I’ve heard a lot of interest in emergency food storage, modernly known as “food hoarding.” It’s a subject I have great interest in because it is a traditional skill that home providers grew up being very familiar with in previous generations. Here’s some quick background before my advice.

For all generations of humanity, until the past two generations, people generated much of their own food by farming, raising livestock, gathering, or buying in open air farmers markets. You need to realize that fields of vegetables, for example, only yield food during a very short time of the year. This is called the “harvest” time. It is the same with livestock. Most people kept livestock for the continuing giving of milk and chickens for eggs, and one or two animals would be a personal supply of the family’s meat. Obviously it takes years to have what would be a once or twice a year slaughter of an animal, and then the preparation of meat for both day to day eating and also for storage (such as salted meat, or sausages that are highly spiced for their preserving). So there is a time each year, or season, that certain foods become available, it becomes harvested, and then it is prepared so that it can last the family until the next harvest of that food. Potatoes and apples were prized, for example, because they could last up to a year in what was called “root cellars,” which were stone and dirt cool temperature cellars.

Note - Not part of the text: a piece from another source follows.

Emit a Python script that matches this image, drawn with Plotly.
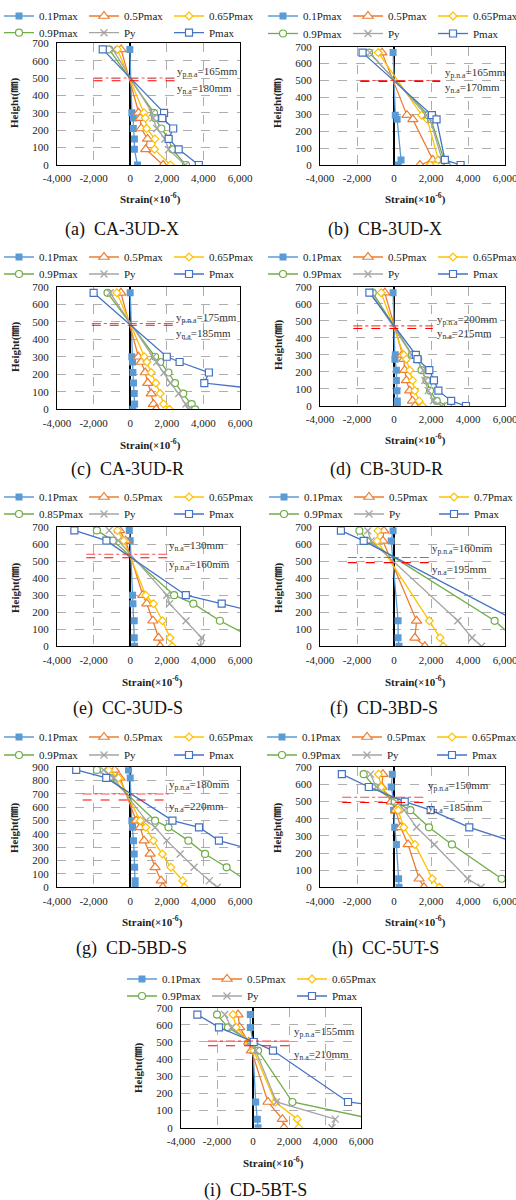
import plotly.graph_objects as go

W, H = 516, 1200
SERIF = "Liberation Serif, Noto Sans CJK SC, serif"

# ---------------- data ----------------
names_std = ["0.1Pmax", "0.5Pmax", "0.65Pmax", "0.9Pmax", "Py", "Pmax"]
names_e = ["0.1Pmax", "0.5Pmax", "0.65Pmax", "0.85Pmax", "Py", "Pmax"]
names_f = ["0.1Pmax", "0.5Pmax", "0.7Pmax", "0.9Pmax", "Py", "Pmax"]

x_tick_vals = [-4000, -2000, 0, 2000, 4000, 6000]
x_tick_text = ["-4,000", "-2,000", "0", "2,000", "4,000", "6,000"]

# (a) CA-3UD-X
a_height = [665, 300, 270, 210, 150, 90, 0]
a_p01 = [-20, 90, 170, 170, 230, 230, 400]
a_p05 = [-500, 450, 550, 600, 950, 850, 1800]
a_p065 = [-700, 750, 820, 900, 1350, 1330, 2200]
a_p09 = [-1150, 1300, 1350, 1700, 2100, 2300, 3050]
a_py = [-950, 1200, 1250, 1450, 1900, 2100, 3000]
a_pmax = [-1500, 1850, 1750, 2350, 2100, 2650, 3750]
a_na = [500, 485]
a_na_x = [-2000, 2450]
a_labels = ["y<sub>p.n.a</sub>=165mm", "y<sub>n.a</sub>=180mm"]

# (b) CB-3UD-X
b_height = [665, 295, 270, 30, 0]
b_p01 = [-50, 70, 170, 380, 230]
b_p05 = [-650, 700, 1020, 2100, 1400]
b_p065 = [-850, 1500, 1800, 2400, 1950]
b_p09 = [-1350, 1850, 2000, 2700, 2850]
b_py = [-1300, 1750, 1950, 2600, 2700]
b_pmax = [-1700, 2050, 2300, 2750, 3600]
b_na = [500, 495]
b_na_x = [-1820, 2500]
b_labels = ["y<sub>p.n.a</sub>=165mm", "y<sub>n.a</sub>=170mm"]

# (c) CA-3UD-R
c_height = [665, 300, 270, 210, 150, 90, 30, 0]
c_p01 = [0, 90, 130, 150, 180, 220, 240, 150]
c_p05 = [-510, 450, 600, 820, 960, 1150, 1270, 1420]
c_p065 = [-730, 760, 910, 1150, 1400, 1640, 1820, 2150]
c_p09 = [-1240, 1360, 1640, 2090, 2450, 2900, 3360, 3550]
c_py = [-1100, 1250, 1450, 1850, 2200, 2650, 3050, 3200]
c_pmax = [-2000, 2000, 2700, 4300, 4050, 9200, None, None]
c_na = [490, 480]
c_na_x = [-2100, 2400]
c_labels = ["y<sub>p.n.a</sub>=175mm", "y<sub>n.a</sub>=185mm"]

# (d) CB-3UD-R
d_height = [665, 300, 275, 210, 150, 90, 30, 0]
d_p01 = [-50, 70, 50, 130, 130, 160, 180, 180]
d_p05 = [-500, 440, 530, 580, 670, 850, 1000, 1130]
d_p065 = [-690, 530, 670, 850, 1000, 1130, 1360, 1550]
d_p09 = [-1150, 980, 1310, 1490, 1760, 1950, 2310, 2910]
d_py = [-1240, 950, 1220, 1580, 1670, 1850, 2130, 2580]
d_pmax = [-1330, 1180, 1270, 1910, 2160, 2400, 3090, 3890]
d_na = [470, 455]
d_na_x = [-2200, 2100]
d_labels = ["y<sub>p.n.a</sub>=200mm", "y<sub>n.a</sub>=215mm"]

# (e) CC-3UD-S
e_height = [680, 620, 300, 250, 150, 50, 0]
e_p01 = [-50, 0, 130, 150, 220, 220, 240]
e_p05 = [-580, -250, 690, 910, 1240, 1550, 1640]
e_p065 = [-700, -360, 850, 1270, 1760, 2180, 2300]
e_p085 = [-1820, -950, 2400, 3450, 4900, 6700, None]
e_py = [-1150, -650, 2000, 2150, 3050, 3900, 3820]
e_pmax = [-3050, -1300, 3040, 5000, 8900, None, None]
e_na = [540, 520]
e_na_x = [-2400, 2100]
e_labels = ["y<sub>n.a</sub>=130mm", "y<sub>p.n.a</sub>=160mm"]

# (f) CD-3BD-S
f_height = [680, 620, 150, 50, 0]
f_p01 = [-50, -150, 220, 220, 270]
f_p05 = [-550, -600, 1220, 1130, 1670]
f_p07 = [-870, -910, 1910, 2490, 2670]
f_p09 = [-1870, -1420, 5440, 6500, None]
f_py = [-1420, -1240, 3450, 4220, 4730]
f_pmax = [-2870, -1640, 6600, None, None]
f_na = [522, 492]
f_na_x = [-2500, 1970]
f_labels = ["y<sub>p.n.a</sub>=160mm", "y<sub>n.a</sub>=195mm"]

# (g) CD-5BD-S
g_height = [880, 820, 500, 450, 350, 250, 150, 50, 0]
g_p01 = [-90, 0, 90, 130, 180, 220, 240, 270, 270]
g_p05 = [-850, -550, 330, 550, 760, 1090, 1360, 1690, 1780]
g_p065 = [-1180, -640, 550, 850, 1270, 1760, 2220, 2870, 2960]
g_p09 = [-1820, -1090, 1360, 2090, 3180, 4090, 5270, 6350, None]
g_py = [-1450, -910, 870, 1360, 2000, 2730, 3490, 4330, 4760]
g_pmax = [-2950, -1310, 2310, 3760, 4850, 7500, None, None, None]
g_na = [700, 655]
g_na_x = [-2600, 2100]
g_labels = ["y<sub>p.n.a</sub>=180mm", "y<sub>n.a</sub>=220mm"]

# (h) CC-5UT-S
h_height = [660, 585, 500, 450, 350, 250, 50, 0]
h_p01 = [-90, -150, 0, -20, 40, 130, 250, 270]
h_p05 = [-600, -650, -150, 90, 360, 760, 1360, 1620]
h_p065 = [-840, -690, 40, 220, 530, 1130, 2070, 2450]
h_p09 = [-1640, -1050, 40, 890, 1890, 3130, 5820, None]
h_py = [-1270, -960, 130, 550, 1220, 2180, 3980, 4710]
h_pmax = [-2820, -1360, 580, 1980, 4070, 6900, None, None]
h_na = [525, 495]
h_na_x = [-2800, 1650]
h_labels = ["y<sub>p.n.a</sub>=150mm", "y<sub>n.a</sub>=185mm"]

# (i) CD-5BT-S
i_height = [660, 585, 500, 450, 150, 50, 0]
i_p01 = [-150, -150, 0, 0, 150, 240, 280]
i_p05 = [-830, -740, -240, -90, 830, 1630, 1720]
i_p065 = [-1110, -930, -190, 40, 1240, 2460, 2540]
i_p09 = [-2000, -1390, -90, 280, 2190, 6700, None]
i_py = [-1570, -1200, -150, 150, 1300, 4570, 4390]
i_pmax = [-3090, -1890, 40, 1110, 5280, 13000, None]
i_na = [505, 478]
i_na_x = [-2500, 2100]
i_labels = ["y<sub>p.n.a</sub>=155mm", "y<sub>n.a</sub>=210mm"]

captions = ["(a)\u00a0\u00a0CA-3UD-X", "(b)\u00a0\u00a0CB-3UD-X", "(c)\u00a0\u00a0CA-3UD-R",
            "(d)\u00a0\u00a0CB-3UD-R", "(e)\u00a0\u00a0CC-3UD-S", "(f)\u00a0\u00a0CD-3BD-S",
            "(g)\u00a0\u00a0CD-5BD-S", "(h)\u00a0\u00a0CC-5UT-S", "(i)\u00a0\u00a0CD-5BT-S"]

panel_data = [
    (a_height, [a_p01, a_p05, a_p065, a_p09, a_py, a_pmax], names_std, a_na, a_na_x, a_labels, 700),
    (b_height, [b_p01, b_p05, b_p065, b_p09, b_py, b_pmax], names_std, b_na, b_na_x, b_labels, 700),
    (c_height, [c_p01, c_p05, c_p065, c_p09, c_py, c_pmax], names_std, c_na, c_na_x, c_labels, 700),
    (d_height, [d_p01, d_p05, d_p065, d_p09, d_py, d_pmax], names_std, d_na, d_na_x, d_labels, 700),
    (e_height, [e_p01, e_p05, e_p065, e_p085, e_py, e_pmax], names_e, e_na, e_na_x, e_labels, 700),
    (f_height, [f_p01, f_p05, f_p07, f_p09, f_py, f_pmax], names_f, f_na, f_na_x, f_labels, 700),
    (g_height, [g_p01, g_p05, g_p065, g_p09, g_py, g_pmax], names_std, g_na, g_na_x, g_labels, 900),
    (h_height, [h_p01, h_p05, h_p065, h_p09, h_py, h_pmax], names_std, h_na, h_na_x, h_labels, 700),
    (i_height, [i_p01, i_p05, i_p065, i_p09, i_py, i_pmax], names_std, i_na, i_na_x, i_labels, 700),
]

# ---------------- geometry (pixels) & styles ----------------
# lt = x where the first legend label text starts; column pitch 85 px
geom = [
    dict(x0=57, x1=240, yt=43.3, yb=165, lt=39, rows=(14, 30.7), ann=(175, 72, 89), xt=(150, 199), ytl=(15, 103), cap=(122, 230)),
    dict(x0=320, x1=505, yt=46.7, yb=165, lt=303, rows=(14, 31.5), ann=(443, 73, 88), xt=(415, 199), ytl=(278, 103), cap=(385, 230)),
    dict(x0=57, x1=240, yt=286.7, yb=409.3, lt=39, rows=(255, 272), ann=(174, 318, 334), xt=(150, 444), ytl=(15, 347), cap=(127, 470)),
    dict(x0=320, x1=505, yt=286.7, yb=406, lt=303, rows=(255, 272), ann=(435, 320, 334), xt=(415, 439), ytl=(278, 345), cap=(386, 470)),
    dict(x0=57, x1=240, yt=527, yb=646.3, lt=39, rows=(495, 512), ann=(167, 546, 565), xt=(152, 681), ytl=(15, 588), cap=(128, 708)),
    dict(x0=320, x1=505, yt=527.3, yb=646.3, lt=304, rows=(495, 512), ann=(430, 549, 570), xt=(415, 681), ytl=(278, 588), cap=(384, 708)),
    dict(x0=57, x1=240, yt=767.3, yb=887.3, lt=39, rows=(735, 753), ann=(167, 785, 807), xt=(152, 921), ytl=(15, 828), cap=(131, 948)),
    dict(x0=320, x1=505, yt=767.3, yb=887.3, lt=302, rows=(735, 753), ann=(426, 786, 808), xt=(415, 921), ytl=(278, 828), cap=(385, 948)),
    dict(x0=181, x1=361, yt=1007.7, yb=1127.7, lt=162, rows=(977, 994), ann=(292, 1032, 1055), xt=(273, 1162), ytl=(138, 1068), cap=(255, 1190)),
]
LEG_W = 40  # legend entry text width -> 85 px pitch

colors = ["#5B9BD5", "#ED7D31", "#FFC000", "#70AD47", "#A5A5A5", "#4472C4"]
symbols = ["square", "triangle-up", "diamond", "circle", "x-thin", "square"]
msizes = [7, 9, 6, 7, 7, 7]

fig = go.Figure()
layout = dict(
    width=W, height=H, template="none",
    margin=dict(l=0, r=0, t=0, b=0, autoexpand=False),
    paper_bgcolor="white", plot_bgcolor="white",
    font=dict(family=SERIF, color="#000", size=11),
)
annotations = []


def px_x(p):
    return p / W


def px_y(p):
    return 1 - p / H


for k, ((hts, series, names, na, na_x, labels, ymax), g) in enumerate(zip(panel_data, geom)):
    n = k + 1
    xa = "x" if n == 1 else f"x{n}"
    ya = "y" if n == 1 else f"y{n}"
    xkey = "xaxis" if n == 1 else f"xaxis{n}"
    ykey = "yaxis" if n == 1 else f"yaxis{n}"
    leg_a = "legend" if k == 0 else f"legend{2 * k + 1}"
    leg_b = f"legend{2 * k + 2}"

    for j, (vals, name) in enumerate(zip(series, names)):
        row = 0 if j < 3 else 1
        if symbols[j] == "x-thin":
            marker = dict(symbol="x-thin", size=msizes[j], line=dict(color=colors[j], width=1.3))
        elif j == 0:
            marker = dict(symbol=symbols[j], size=msizes[j], color=colors[j], line=dict(width=0))
        else:
            marker = dict(symbol=symbols[j], size=msizes[j], color="white",
                          line=dict(color=colors[j], width=1.2))
        fig.add_trace(go.Scatter(
            x=vals, y=hts, name=name, mode="lines+markers",
            line=dict(color=colors[j], width=1.3), marker=marker,
            xaxis=xa, yaxis=ya, legend=leg_a if row == 0 else leg_b,
            legendwidth=LEG_W, connectgaps=False,
        ))

    # neutral-axis reference lines
    for m, hv in enumerate(na):
        fig.add_trace(go.Scatter(
            x=na_x, y=[hv, hv], mode="lines", showlegend=False, hoverinfo="skip",
            line=dict(color="#FF0000" if m == 1 else "rgba(255,40,40,0.85)", width=1.1,
                      dash="dash" if m == 1 else "dashdot"),
            xaxis=xa, yaxis=ya,
        ))

    layout[xkey] = dict(
        domain=[px_x(g["x0"]), px_x(g["x1"])], range=[-4000, 6000], anchor=ya,
        tickvals=x_tick_vals, ticktext=x_tick_text, showgrid=True, gridcolor="#9a9a9a",
        griddash="dash", gridwidth=0.8, zeroline=True, zerolinecolor="#000", zerolinewidth=1.5,
        showline=True, linecolor="#000", linewidth=1, mirror=True, ticks="",
        tickfont=dict(family=SERIF, size=11, color="#222"), automargin=False,
        ticklabelstandoff=3, ticklabeloverflow="allow", fixedrange=True,
    )
    layout[ykey] = dict(
        domain=[px_y(g["yb"]), px_y(g["yt"])], range=[0, ymax], anchor=xa, dtick=100,
        showgrid=True, gridcolor="#9a9a9a", griddash="dash", gridwidth=0.8, zeroline=False,
        showline=True, linecolor="#000", linewidth=1, mirror=True, ticks="",
        tickfont=dict(family=SERIF, size=11, color="#222"), automargin=False,
        ticklabelstandoff=5, ticklabeloverflow="allow", fixedrange=True,
    )
    for r, lname in enumerate((leg_a, leg_b)):
        layout[lname] = dict(
            x=px_x(g["lt"] - 40), y=px_y(g["rows"][r] - 12.5), xanchor="left", yanchor="top",
            orientation="h", bgcolor="rgba(0,0,0,0)", borderwidth=0, itemwidth=30,
            font=dict(family=SERIF, size=11, color="#222"), tracegroupgap=0, traceorder="normal",
        )

    ax, ay1, ay2 = g["ann"]
    for lab, yy in zip(labels, (ay1, ay2)):
        annotations.append(dict(
            text=lab, x=px_x(ax), y=px_y(yy), xref="paper", yref="paper",
            xanchor="left", yanchor="middle", showarrow=False,
            font=dict(family=SERIF, size=11, color="#333"),
        ))
    annotations.append(dict(
        text="<b>Strain(×10<sup>-6</sup>)</b>", x=px_x(g["xt"][0]), y=px_y(g["xt"][1]),
        xref="paper", yref="paper", xanchor="center", yanchor="middle", showarrow=False,
        font=dict(family=SERIF, size=11, color="#222"),
    ))
    annotations.append(dict(
        text="<b>Height(㎜)</b>", x=px_x(g["ytl"][0]), y=px_y(g["ytl"][1]),
        xref="paper", yref="paper", xanchor="center", yanchor="middle", showarrow=False,
        textangle=-90, font=dict(family=SERIF, size=11, color="#222"),
    ))
    annotations.append(dict(
        text=captions[k], x=px_x(g["cap"][0]), y=px_y(g["cap"][1]),
        xref="paper", yref="paper", xanchor="center", yanchor="middle", showarrow=False,
        font=dict(family=SERIF, size=18, color="#111"),
    ))

layout["annotations"] = annotations
fig.update_layout(**layout)
fig.write_html(
    "out.html",
    config={"displayModeBar": False, "staticPlot": True},
    post_script="document.body.style.margin='0';document.body.style.padding='0';",
)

Every family who participated in its own food generation had someone who knew how to can food. While it’s called “cans” back then (and now) the cans are actually glass containers. Look up Ball containers on the web and you can see what they look like. I used to grow my own food and can it, just as my grandparents did. (It skipped a generation because my parents lived during the transition from living off their parents’ canned goods to finding all that they need in the grocery store). But I wanted to can goods so that I could have fresh, year around, access to food that I had grown myself. I made strawberry jam by picking strawberries at “pick yourself” farms. I grew tomatoes and canned them whole. I grew squash and learned how to can it, but typically kept it in frozen containers in the fridge for better flavor and freshness. I also made fantastic Concord grape chutney. Chutney is like a relish but with large chunks of fruit and vegetables. I also canned pickles from food I had grown. I even grew the dill that gives the dill flavor to the pickles. I also grew “cutting flowers” for having daily cut flowers for the table’s decoration. If you are going to have a food garden it’s a shame not to also have a cut flower garden in the same space. You learn to plant flowers that like your food come continually to bloom so you have a continual supply to harvest through each growing season. (And even during the winter I cut branches from evergreens and holly, or other ornamental plants).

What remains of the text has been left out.